Interactions of microplastics and organic compounds in aquatic environments: A case study of augmented joint toxicity
Researchers investigated how polystyrene microplastics interact with the antimicrobial compound triclosan in simulated environmental and cellular conditions. They found that surface-functionalized microplastics adsorbed significantly more triclosan and released it under cellular conditions, with the combination producing greater toxicity to human intestinal cells than either contaminant alone. The study suggests that microplastics can amplify the harmful effects of co-occurring organic pollutants.
Nanoplastics drive toxicity under co-exposure with perfluorooctanesulfonic acid in human intestinal cells
Researchers exposed human intestinal cells to nanoplastics, the industrial chemical PFOS, and their combination, and found that co-exposure caused more severe cellular disruption than either substance alone. Nanoplastics primarily damaged mitochondria while PFOS affected cell membranes and internal structures, and their combination triggered broader metabolic changes including disrupted amino acid and lipid metabolism. The study suggests that the interaction between nanoplastics and common environmental chemicals may pose compounding risks to gut health.
Interactive effects of polystyrene nanoplastics and 6:2 chlorinated polyfluorinated ether sulfonates on the histomorphology, oxidative stress and gut microbiota in Hainan Medaka (Oryzias curvinotus)
Researchers exposed a freshwater fish species to nanoplastics and a fluorinated chemical pollutant, both alone and in combination, and found that the mixture caused more severe tissue damage than either substance alone. The combined exposure harmed gills, liver, and intestines while disrupting antioxidant systems and gut bacteria. The study suggests nanoplastics can worsen the effects of industrial chemicals on aquatic life.
The interaction between polyethylene microplastics and ciprofloxacin on inducing hepatotoxicity in Carassius auratus via the gut-liver axis
Researchers co-exposed crucian carp to polyethylene microplastics and the antibiotic ciprofloxacin and assessed liver toxicity through the gut-liver axis. The combination caused greater hepatic injury than either contaminant alone—disrupting gut microbiota, increasing intestinal permeability, and amplifying liver inflammation—highlighting synergistic toxicity when fish are exposed to both antibiotic and plastic pollution.
Nanoplastics enhance the intestinal damage and genotoxicity of sulfamethoxazole to medaka juveniles (Oryzias melastigma) in coastal environment
Scientists exposed young medaka fish to the antibiotic sulfamethoxazole and polystyrene nanoplastics, both individually and together, to study their combined effects on intestinal health. They found that co-exposure caused more severe gut damage than either pollutant alone, disrupting the gut microbiome and triggering changes in gene expression related to immune defense and DNA repair. The study suggests that nanoplastics may amplify the harmful effects of antibiotics on fish in coastal environments.

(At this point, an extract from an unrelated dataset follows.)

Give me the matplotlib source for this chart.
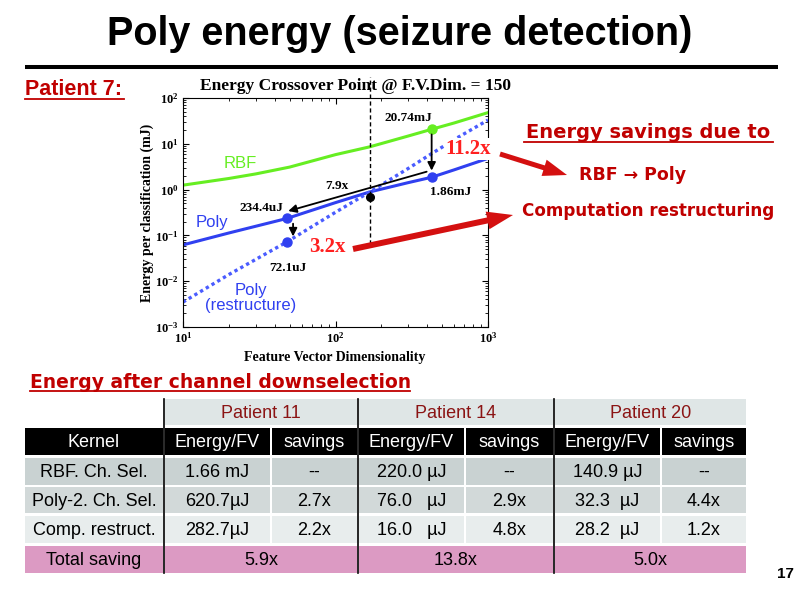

Toxic impacts of polystyrene nanoplastics and PCB77 in blunt snout bream: Evidence from tissue morphology, oxidative stress and intestinal microbiome
Researchers studied the combined toxicity of polystyrene nanoplastics and a persistent organic pollutant (PCB77) in freshwater fish. They found that co-exposure caused worse tissue damage, higher oxidative stress, and greater disruption to gut bacteria than either contaminant alone. The study highlights that microplastics can worsen the harmful effects of other environmental pollutants when organisms are exposed to both simultaneously.